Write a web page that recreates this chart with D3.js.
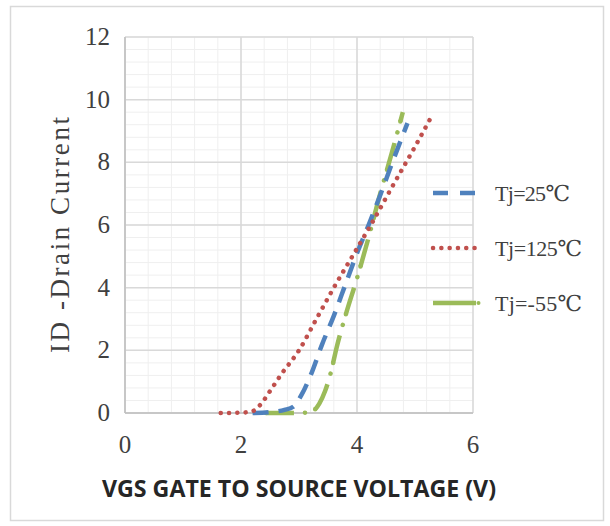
<!DOCTYPE html>
<html>
<head>
<meta charset="utf-8">
<script src="https://cdn.jsdelivr.net/npm/d3@7"></script>
<style>
  html, body { margin: 0; padding: 0; background: #fff; }
  svg { display: block; }
</style>
</head>
<body>
<svg id="chart" width="610" height="526"></svg>
<script>
// ---- data ----
const xTicks = [0, 2, 4, 6];
const yTicks = [0, 2, 4, 6, 8, 10, 12];
const seriesNames = ["Tj=25\u2103", "Tj=125\u2103", "Tj=-55\u2103"];

const vgs25  = [2.2, 2.5, 2.75, 2.9, 3.05, 3.2, 3.4, 3.6, 3.8, 4.0, 4.2, 4.4, 4.6, 4.87];
const id25   = [0.0, 0.03, 0.1, 0.2, 0.6, 1.2, 2.2, 3.1, 4.1, 5.1, 6.0, 6.95, 7.95, 9.25];

const vgs125 = [1.65, 2.0, 2.2, 2.35, 2.5, 2.7, 3.0, 3.3, 3.6, 4.0, 4.3, 4.6, 5.0, 5.31];
const id125  = [0.0, 0.01, 0.06, 0.3, 0.7, 1.25, 2.0, 3.0, 4.0, 5.25, 6.2, 7.2, 8.5, 9.55];

const vgsM55 = [2.43, 2.8, 3.1, 3.25, 3.35, 3.45, 3.55, 3.65, 3.8, 4.0, 4.2, 4.4, 4.6, 4.79];
const idM55  = [0.0, 0.0, 0.01, 0.08, 0.3, 0.7, 1.3, 2.1, 3.1, 4.3, 5.6, 7.0, 8.3, 9.6];

const xTitle = "VGS GATE TO SOURCE VOLTAGE (V)";
const yTitle = "ID -Drain Current";

// ---- drawing ----
const svg = d3.select("#chart");
const x = d3.scaleLinear().domain([0, 6]).range([125, 473]);
const y = d3.scaleLinear().domain([0, 12]).range([413, 37]);

// outer border
svg.append("rect").attr("x", 10.5).attr("y", 6.5).attr("width", 593).attr("height", 514)
  .attr("fill", "#fff").attr("stroke", "#d9d9d9").attr("stroke-width", 1.5);

// minor grid
const minorX = d3.range(0, 6.0001, 0.4).map(v => +v.toFixed(2));
const minorY = d3.range(0, 12.0001, 0.4).map(v => +v.toFixed(2));
const g = svg.append("g");
g.selectAll(".mx").data(minorX).join("line")
  .attr("x1", d => x(d)).attr("x2", d => x(d)).attr("y1", y(0)).attr("y2", y(12))
  .attr("stroke", "#efefef").attr("stroke-width", 1);
g.selectAll(".my").data(minorY).join("line")
  .attr("x1", x(0)).attr("x2", x(6)).attr("y1", d => y(d)).attr("y2", d => y(d))
  .attr("stroke", "#efefef").attr("stroke-width", 1);
// major grid
g.selectAll(".Mx").data(xTicks).join("line")
  .attr("x1", d => x(d)).attr("x2", d => x(d)).attr("y1", y(0)).attr("y2", y(12))
  .attr("stroke", "#d9d9d9").attr("stroke-width", 1.5);
g.selectAll(".My").data(yTicks).join("line")
  .attr("x1", x(0)).attr("x2", x(6)).attr("y1", d => y(d)).attr("y2", d => y(d))
  .attr("stroke", "#d9d9d9").attr("stroke-width", 1.5);
// axis lines
g.append("line").attr("x1", x(0)).attr("x2", x(0)).attr("y1", y(0)).attr("y2", y(12))
  .attr("stroke", "#bfbfbf").attr("stroke-width", 1.5);
g.append("line").attr("x1", x(0)).attr("x2", x(6)).attr("y1", y(0)).attr("y2", y(0))
  .attr("stroke", "#bfbfbf").attr("stroke-width", 1.5);

// tick labels
const tickFont = "'Liberation Serif', 'DejaVu Serif', serif";
svg.selectAll(".yt").data(yTicks).join("text")
  .attr("x", 110).attr("y", d => y(d) + 8)
  .attr("text-anchor", "end").attr("font-family", tickFont).attr("font-size", 25)
  .attr("fill", "#404040").text(d => d);
svg.selectAll(".xt").data(xTicks).join("text")
  .attr("x", d => x(d)).attr("y", 453)
  .attr("text-anchor", "middle").attr("font-family", tickFont).attr("font-size", 25)
  .attr("fill", "#404040").text(d => d);

// axis titles
svg.append("text")
  .attr("transform", "translate(69,235) rotate(-90)")
  .attr("text-anchor", "middle").attr("font-family", tickFont).attr("font-size", 27)
  .attr("fill", "#404040").attr("textLength", 236).attr("lengthAdjust", "spacing")
  .text(yTitle);
svg.append("text")
  .attr("x", 299).attr("y", 497)
  .attr("text-anchor", "middle").attr("font-family", "'Open Sans', 'Noto Sans', sans-serif")
  .attr("font-weight", "bold").attr("font-size", 23)
  .attr("fill", "#262626").attr("textLength", 394).attr("lengthAdjust", "spacingAndGlyphs")
  .text(xTitle);

// series
const colors = ["#4f81bd", "#c0504d", "#9bbb59"];
const dashes = ["16,10", "0.1,8.2", "28,11,0.1,11"];
const caps = ["butt", "round", "butt"];
const seriesData = [
  vgs25.map((v, i) => [v, id25[i]]),
  vgs125.map((v, i) => [v, id125[i]]),
  vgsM55.map((v, i) => [v, idM55[i]])
];
const line = d3.line().x(d => x(d[0])).y(d => y(d[1])).curve(d3.curveMonotoneX);

const order = [2, 0, 1];
order.forEach(i => {
  svg.append("path").datum(seriesData[i])
    .attr("d", line).attr("fill", "none")
    .attr("stroke", colors[i]).attr("stroke-width", 4.5)
    .attr("stroke-dasharray", dashes[i]).attr("stroke-linecap", caps[i]);
  if (i === 2) {
    svg.append("path").datum(seriesData[i])
      .attr("d", line).attr("fill", "none")
      .attr("stroke", colors[i]).attr("stroke-width", 4.5)
      .attr("stroke-dasharray", "0,39,0.1,11").attr("stroke-linecap", "round");
  }
});

// legend
const legY = [193, 248, 303];
const legW = [75, 87, 87];
seriesNames.forEach((name, i) => {
  svg.append("line").attr("x1", 433).attr("x2", i === 1 ? 481 : 476)
    .attr("y1", legY[i]).attr("y2", legY[i])
    .attr("stroke", colors[i]).attr("stroke-width", 4.5)
    .attr("stroke-dasharray", i === 0 ? "15,12" : (i === 1 ? "0.1,8.2" : "31,0"))
    .attr("stroke-linecap", caps[i]);
  if (i === 2) {
    svg.append("circle").attr("cx", 478.5).attr("cy", legY[i]).attr("r", 2)
      .attr("fill", colors[i]);
  }
  svg.append("text").attr("x", 495).attr("y", legY[i] + 8)
    .attr("font-family", tickFont).attr("font-size", 22)
    .attr("fill", "#404040").attr("textLength", legW[i]).attr("lengthAdjust", "spacing")
    .text(name);
});
</script>
</body>
</html>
○ ○ ○
Images in the data above are to be skipped. Retype all other material exactly.

Write a web page that recreates this chart with D3.js.
<!DOCTYPE html>
<html>
<head>
<meta charset="utf-8">
<script src="https://cdn.jsdelivr.net/npm/d3@7"></script>
<style>
  html, body { margin: 0; padding: 0; background: #fff; }
  svg { display: block; }
</style>
</head>
<body>
<svg id="chart" width="610" height="526"></svg>
<script>
// ---- data ----
const xTicks = [0, 2, 4, 6];
const yTicks = [0, 2, 4, 6, 8, 10, 12];
const seriesNames = ["Tj=25\u2103", "Tj=125\u2103", "Tj=-55\u2103"];

const vgs25  = [2.2, 2.5, 2.75, 2.9, 3.05, 3.2, 3.4, 3.6, 3.8, 4.0, 4.2, 4.4, 4.6, 4.87];
const id25   = [0.0, 0.03, 0.1, 0.2, 0.6, 1.2, 2.2, 3.1, 4.1, 5.1, 6.0, 6.95, 7.95, 9.25];

const vgs125 = [1.65, 2.0, 2.2, 2.35, 2.5, 2.7, 3.0, 3.3, 3.6, 4.0, 4.3, 4.6, 5.0, 5.31];
const id125  = [0.0, 0.01, 0.06, 0.3, 0.7, 1.25, 2.0, 3.0, 4.0, 5.25, 6.2, 7.2, 8.5, 9.55];

const vgsM55 = [2.43, 2.8, 3.1, 3.25, 3.35, 3.45, 3.55, 3.65, 3.8, 4.0, 4.2, 4.4, 4.6, 4.79];
const idM55  = [0.0, 0.0, 0.01, 0.08, 0.3, 0.7, 1.3, 2.1, 3.1, 4.3, 5.6, 7.0, 8.3, 9.6];

const xTitle = "VGS GATE TO SOURCE VOLTAGE (V)";
const yTitle = "ID -Drain Current";

// ---- drawing ----
const svg = d3.select("#chart");
const x = d3.scaleLinear().domain([0, 6]).range([125, 473]);
const y = d3.scaleLinear().domain([0, 12]).range([413, 37]);

// outer border
svg.append("rect").attr("x", 10.5).attr("y", 6.5).attr("width", 593).attr("height", 514)
  .attr("fill", "#fff").attr("stroke", "#d9d9d9").attr("stroke-width", 1.5);

// minor grid
const minorX = d3.range(0, 6.0001, 0.4).map(v => +v.toFixed(2));
const minorY = d3.range(0, 12.0001, 0.4).map(v => +v.toFixed(2));
const g = svg.append("g");
g.selectAll(".mx").data(minorX).join("line")
  .attr("x1", d => x(d)).attr("x2", d => x(d)).attr("y1", y(0)).attr("y2", y(12))
  .attr("stroke", "#efefef").attr("stroke-width", 1);
g.selectAll(".my").data(minorY).join("line")
  .attr("x1", x(0)).attr("x2", x(6)).attr("y1", d => y(d)).attr("y2", d => y(d))
  .attr("stroke", "#efefef").attr("stroke-width", 1);
// major grid
g.selectAll(".Mx").data(xTicks).join("line")
  .attr("x1", d => x(d)).attr("x2", d => x(d)).attr("y1", y(0)).attr("y2", y(12))
  .attr("stroke", "#d9d9d9").attr("stroke-width", 1.5);
g.selectAll(".My").data(yTicks).join("line")
  .attr("x1", x(0)).attr("x2", x(6)).attr("y1", d => y(d)).attr("y2", d => y(d))
  .attr("stroke", "#d9d9d9").attr("stroke-width", 1.5);
// axis lines
g.append("line").attr("x1", x(0)).attr("x2", x(0)).attr("y1", y(0)).attr("y2", y(12))
  .attr("stroke", "#bfbfbf").attr("stroke-width", 1.5);
g.append("line").attr("x1", x(0)).attr("x2", x(6)).attr("y1", y(0)).attr("y2", y(0))
  .attr("stroke", "#bfbfbf").attr("stroke-width", 1.5);

// tick labels
const tickFont = "'Liberation Serif', 'DejaVu Serif', serif";
svg.selectAll(".yt").data(yTicks).join("text")
  .attr("x", 110).attr("y", d => y(d) + 8)
  .attr("text-anchor", "end").attr("font-family", tickFont).attr("font-size", 25)
  .attr("fill", "#404040").text(d => d);
svg.selectAll(".xt").data(xTicks).join("text")
  .attr("x", d => x(d)).attr("y", 453)
  .attr("text-anchor", "middle").attr("font-family", tickFont).attr("font-size", 25)
  .attr("fill", "#404040").text(d => d);

// axis titles
svg.append("text")
  .attr("transform", "translate(69,235) rotate(-90)")
  .attr("text-anchor", "middle").attr("font-family", tickFont).attr("font-size", 27)
  .attr("fill", "#404040").attr("textLength", 236).attr("lengthAdjust", "spacing")
  .text(yTitle);
svg.append("text")
  .attr("x", 299).attr("y", 497)
  .attr("text-anchor", "middle").attr("font-family", "'Open Sans', 'Noto Sans', sans-serif")
  .attr("font-weight", "bold").attr("font-size", 23)
  .attr("fill", "#262626").attr("textLength", 394).attr("lengthAdjust", "spacingAndGlyphs")
  .text(xTitle);

// series
const colors = ["#4f81bd", "#c0504d", "#9bbb59"];
const dashes = ["16,10", "0.1,8.2", "28,11,0.1,11"];
const caps = ["butt", "round", "butt"];
const seriesData = [
  vgs25.map((v, i) => [v, id25[i]]),
  vgs125.map((v, i) => [v, id125[i]]),
  vgsM55.map((v, i) => [v, idM55[i]])
];
const line = d3.line().x(d => x(d[0])).y(d => y(d[1])).curve(d3.curveMonotoneX);

const order = [2, 0, 1];
order.forEach(i => {
  svg.append("path").datum(seriesData[i])
    .attr("d", line).attr("fill", "none")
    .attr("stroke", colors[i]).attr("stroke-width", 4.5)
    .attr("stroke-dasharray", dashes[i]).attr("stroke-linecap", caps[i]);
  if (i === 2) {
    svg.append("path").datum(seriesData[i])
      .attr("d", line).attr("fill", "none")
      .attr("stroke", colors[i]).attr("stroke-width", 4.5)
      .attr("stroke-dasharray", "0,39,0.1,11").attr("stroke-linecap", "round");
  }
});

// legend
const legY = [193, 248, 303];
const legW = [75, 87, 87];
seriesNames.forEach((name, i) => {
  svg.append("line").attr("x1", 433).attr("x2", i === 1 ? 481 : 476)
    .attr("y1", legY[i]).attr("y2", legY[i])
    .attr("stroke", colors[i]).attr("stroke-width", 4.5)
    .attr("stroke-dasharray", i === 0 ? "15,12" : (i === 1 ? "0.1,8.2" : "31,0"))
    .attr("stroke-linecap", caps[i]);
  if (i === 2) {
    svg.append("circle").attr("cx", 478.5).attr("cy", legY[i]).attr("r", 2)
      .attr("fill", colors[i]);
  }
  svg.append("text").attr("x", 495).attr("y", legY[i] + 8)
    .attr("font-family", tickFont).attr("font-size", 22)
    .attr("fill", "#404040").attr("textLength", legW[i]).attr("lengthAdjust", "spacing")
    .text(name);
});
</script>
</body>
</html>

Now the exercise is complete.